• [PROBLEM DETAILS] Leave out the pictures and reproduce all of the data exactly.

### RECORDED DATA ###

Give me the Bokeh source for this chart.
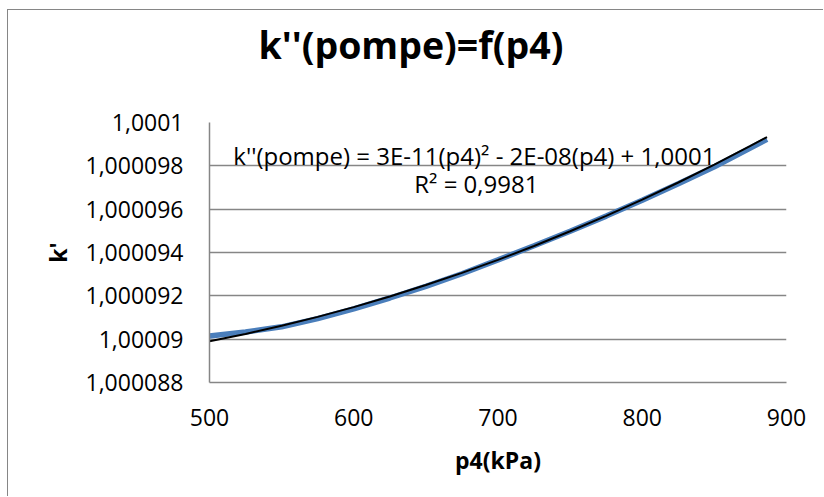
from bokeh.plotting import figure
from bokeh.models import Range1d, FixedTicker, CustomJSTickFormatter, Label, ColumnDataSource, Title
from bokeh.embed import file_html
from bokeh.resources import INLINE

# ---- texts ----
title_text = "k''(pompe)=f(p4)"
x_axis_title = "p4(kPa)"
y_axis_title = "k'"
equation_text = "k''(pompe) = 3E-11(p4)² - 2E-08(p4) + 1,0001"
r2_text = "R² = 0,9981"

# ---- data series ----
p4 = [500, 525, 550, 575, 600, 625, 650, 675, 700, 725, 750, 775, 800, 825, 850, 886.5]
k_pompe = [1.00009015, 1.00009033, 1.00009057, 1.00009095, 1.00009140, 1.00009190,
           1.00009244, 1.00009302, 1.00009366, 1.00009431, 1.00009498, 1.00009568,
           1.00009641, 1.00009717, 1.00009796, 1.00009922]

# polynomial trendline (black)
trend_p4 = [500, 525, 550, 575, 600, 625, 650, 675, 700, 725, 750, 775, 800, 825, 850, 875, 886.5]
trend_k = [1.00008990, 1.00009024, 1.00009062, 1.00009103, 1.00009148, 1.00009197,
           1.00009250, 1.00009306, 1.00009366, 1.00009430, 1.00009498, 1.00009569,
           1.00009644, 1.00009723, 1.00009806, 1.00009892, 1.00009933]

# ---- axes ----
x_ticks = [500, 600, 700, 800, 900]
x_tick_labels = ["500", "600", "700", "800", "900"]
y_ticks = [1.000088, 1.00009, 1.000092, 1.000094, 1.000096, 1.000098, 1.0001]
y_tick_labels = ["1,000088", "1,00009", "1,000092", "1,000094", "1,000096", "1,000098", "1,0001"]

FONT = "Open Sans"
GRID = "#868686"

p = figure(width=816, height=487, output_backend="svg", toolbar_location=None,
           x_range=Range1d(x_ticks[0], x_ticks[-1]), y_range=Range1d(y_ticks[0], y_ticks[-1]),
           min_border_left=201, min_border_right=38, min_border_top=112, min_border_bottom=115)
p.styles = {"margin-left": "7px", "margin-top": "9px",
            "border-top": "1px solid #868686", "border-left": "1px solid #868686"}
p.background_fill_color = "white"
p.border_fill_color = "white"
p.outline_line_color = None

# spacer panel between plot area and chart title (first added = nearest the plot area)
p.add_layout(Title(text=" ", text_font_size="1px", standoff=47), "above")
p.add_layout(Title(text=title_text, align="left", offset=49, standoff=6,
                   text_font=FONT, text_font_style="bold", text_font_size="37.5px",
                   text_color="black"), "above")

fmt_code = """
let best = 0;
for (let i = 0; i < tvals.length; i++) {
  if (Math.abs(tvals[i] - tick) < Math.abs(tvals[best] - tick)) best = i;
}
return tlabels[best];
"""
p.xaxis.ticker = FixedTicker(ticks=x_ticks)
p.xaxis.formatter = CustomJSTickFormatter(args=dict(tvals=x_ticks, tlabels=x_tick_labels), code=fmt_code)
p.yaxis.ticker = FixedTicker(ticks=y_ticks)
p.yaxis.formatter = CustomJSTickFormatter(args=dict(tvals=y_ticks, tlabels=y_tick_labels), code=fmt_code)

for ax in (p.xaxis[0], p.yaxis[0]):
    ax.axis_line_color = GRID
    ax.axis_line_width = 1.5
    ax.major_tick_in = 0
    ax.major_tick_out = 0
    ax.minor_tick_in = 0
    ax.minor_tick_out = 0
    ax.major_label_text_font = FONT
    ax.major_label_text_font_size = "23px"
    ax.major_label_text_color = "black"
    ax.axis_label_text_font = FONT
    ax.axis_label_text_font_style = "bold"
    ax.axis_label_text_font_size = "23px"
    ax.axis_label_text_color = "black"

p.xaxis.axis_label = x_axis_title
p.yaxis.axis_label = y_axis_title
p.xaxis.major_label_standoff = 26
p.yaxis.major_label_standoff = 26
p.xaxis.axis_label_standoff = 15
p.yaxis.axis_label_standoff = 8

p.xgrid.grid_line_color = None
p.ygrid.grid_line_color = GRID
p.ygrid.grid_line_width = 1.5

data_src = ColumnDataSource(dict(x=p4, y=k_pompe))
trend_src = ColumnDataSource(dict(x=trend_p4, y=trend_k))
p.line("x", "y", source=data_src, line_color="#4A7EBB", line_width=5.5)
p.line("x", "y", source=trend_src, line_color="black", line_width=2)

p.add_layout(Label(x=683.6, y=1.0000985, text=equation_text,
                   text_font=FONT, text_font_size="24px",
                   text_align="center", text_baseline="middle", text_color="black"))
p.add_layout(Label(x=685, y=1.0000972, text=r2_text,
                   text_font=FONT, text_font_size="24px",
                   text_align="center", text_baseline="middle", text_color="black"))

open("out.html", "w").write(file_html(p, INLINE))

###

• [RESULT BELOW]
Give me the Bokeh source for this chart.
from bokeh.plotting import figure
from bokeh.models import Range1d, FixedTicker, CustomJSTickFormatter, Label, ColumnDataSource, Title
from bokeh.embed import file_html
from bokeh.resources import INLINE

# ---- texts ----
title_text = "k''(pompe)=f(p4)"
x_axis_title = "p4(kPa)"
y_axis_title = "k'"
equation_text = "k''(pompe) = 3E-11(p4)² - 2E-08(p4) + 1,0001"
r2_text = "R² = 0,9981"

# ---- data series ----
p4 = [500, 525, 550, 575, 600, 625, 650, 675, 700, 725, 750, 775, 800, 825, 850, 886.5]
k_pompe = [1.00009015, 1.00009033, 1.00009057, 1.00009095, 1.00009140, 1.00009190,
           1.00009244, 1.00009302, 1.00009366, 1.00009431, 1.00009498, 1.00009568,
           1.00009641, 1.00009717, 1.00009796, 1.00009922]

# polynomial trendline (black)
trend_p4 = [500, 525, 550, 575, 600, 625, 650, 675, 700, 725, 750, 775, 800, 825, 850, 875, 886.5]
trend_k = [1.00008990, 1.00009024, 1.00009062, 1.00009103, 1.00009148, 1.00009197,
           1.00009250, 1.00009306, 1.00009366, 1.00009430, 1.00009498, 1.00009569,
           1.00009644, 1.00009723, 1.00009806, 1.00009892, 1.00009933]

# ---- axes ----
x_ticks = [500, 600, 700, 800, 900]
x_tick_labels = ["500", "600", "700", "800", "900"]
y_ticks = [1.000088, 1.00009, 1.000092, 1.000094, 1.000096, 1.000098, 1.0001]
y_tick_labels = ["1,000088", "1,00009", "1,000092", "1,000094", "1,000096", "1,000098", "1,0001"]

FONT = "Open Sans"
GRID = "#868686"

p = figure(width=816, height=487, output_backend="svg", toolbar_location=None,
           x_range=Range1d(x_ticks[0], x_ticks[-1]), y_range=Range1d(y_ticks[0], y_ticks[-1]),
           min_border_left=201, min_border_right=38, min_border_top=112, min_border_bottom=115)
p.styles = {"margin-left": "7px", "margin-top": "9px",
            "border-top": "1px solid #868686", "border-left": "1px solid #868686"}
p.background_fill_color = "white"
p.border_fill_color = "white"
p.outline_line_color = None

# spacer panel between plot area and chart title (first added = nearest the plot area)
p.add_layout(Title(text=" ", text_font_size="1px", standoff=47), "above")
p.add_layout(Title(text=title_text, align="left", offset=49, standoff=6,
                   text_font=FONT, text_font_style="bold", text_font_size="37.5px",
                   text_color="black"), "above")

fmt_code = """
let best = 0;
for (let i = 0; i < tvals.length; i++) {
  if (Math.abs(tvals[i] - tick) < Math.abs(tvals[best] - tick)) best = i;
}
return tlabels[best];
"""
p.xaxis.ticker = FixedTicker(ticks=x_ticks)
p.xaxis.formatter = CustomJSTickFormatter(args=dict(tvals=x_ticks, tlabels=x_tick_labels), code=fmt_code)
p.yaxis.ticker = FixedTicker(ticks=y_ticks)
p.yaxis.formatter = CustomJSTickFormatter(args=dict(tvals=y_ticks, tlabels=y_tick_labels), code=fmt_code)

for ax in (p.xaxis[0], p.yaxis[0]):
    ax.axis_line_color = GRID
    ax.axis_line_width = 1.5
    ax.major_tick_in = 0
    ax.major_tick_out = 0
    ax.minor_tick_in = 0
    ax.minor_tick_out = 0
    ax.major_label_text_font = FONT
    ax.major_label_text_font_size = "23px"
    ax.major_label_text_color = "black"
    ax.axis_label_text_font = FONT
    ax.axis_label_text_font_style = "bold"
    ax.axis_label_text_font_size = "23px"
    ax.axis_label_text_color = "black"

p.xaxis.axis_label = x_axis_title
p.yaxis.axis_label = y_axis_title
p.xaxis.major_label_standoff = 26
p.yaxis.major_label_standoff = 26
p.xaxis.axis_label_standoff = 15
p.yaxis.axis_label_standoff = 8

p.xgrid.grid_line_color = None
p.ygrid.grid_line_color = GRID
p.ygrid.grid_line_width = 1.5

data_src = ColumnDataSource(dict(x=p4, y=k_pompe))
trend_src = ColumnDataSource(dict(x=trend_p4, y=trend_k))
p.line("x", "y", source=data_src, line_color="#4A7EBB", line_width=5.5)
p.line("x", "y", source=trend_src, line_color="black", line_width=2)

p.add_layout(Label(x=683.6, y=1.0000985, text=equation_text,
                   text_font=FONT, text_font_size="24px",
                   text_align="center", text_baseline="middle", text_color="black"))
p.add_layout(Label(x=685, y=1.0000972, text=r2_text,
                   text_font=FONT, text_font_size="24px",
                   text_align="center", text_baseline="middle", text_color="black"))

open("out.html", "w").write(file_html(p, INLINE))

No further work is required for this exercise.